Мы не различали берега острова и видели лишь горные вершины, которые простирались даже до зюйд-оста. Это свидетельствовало о том, что мы уже довольно давно вошли в пролив, отделяющий этот остров от континента. Наша широта в этот момент составляла 48° 35′, и широта «Астролябии» — 48° 40′.
Вначале я подумал, что это остров Сахалин, южную часть которого географы помещают на два градуса севернее. Я рассудил, что, если возьму курс внутрь пролива, я буду вынужден следовать по нему до выхода в Охотское море, при условии неизменности ветров от зюйда, которые в это время года господствуют в этих широтах. Такое положение вещей воздвигало непреодолимое препятствие моему желанию исследовать берега этого моря полностью. Составив самую точную карту побережья Татарии, мне оставалось для окончательного осуществления этого плана лишь спуститься вдоль западного берега тех островов, которые я обнаружу, до 44° северной широты. По этой причине я взял курс на зюйд-ост.
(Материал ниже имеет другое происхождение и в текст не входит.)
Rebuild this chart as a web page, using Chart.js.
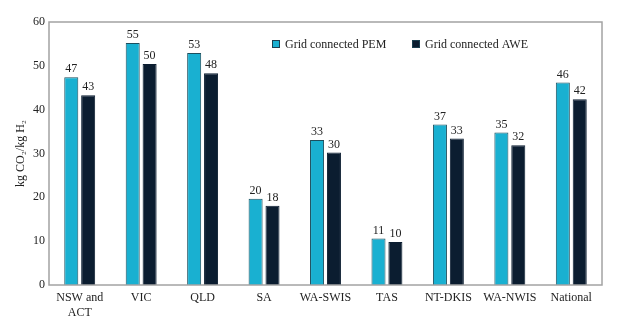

Зрелище этой земли весьма отличалось от пейзажа Татарии: были видны лишь голые скалы, в углублениях которых еще сохранялся снег. Однако мы находились слишком далеко, чтобы различить низменные участки суши, которые, как и на континенте, могли быть покрыты деревьями и травами. Самую высокую из гор, которая заканчивалась подобием печной трубы, я назвал пиком Ламанона[166] — по той причине, что она имела форму вулкана, в то время как ученый, носящий это имя, занимался в первую очередь изучением вулканических пород.
Пролив Лаперуза на карте из атласа к «Полному собранию ученых путешествий по России».
1818–1825 гг.Ветра от зюйда вынуждали меня лавировать, поставив все паруса, чтобы достичь южной оконечности новой земли, которую мы еще не видели. Мы смогли пеленговать только вершины гор в течение нескольких минут, пока нас не окутал густой туман. В трех-четырех лье к западу от побережья Татарии наш лот достигал дна. Двигаясь к осту, мы каждый раз меняли галс, когда лот показывал сорок восемь саженей.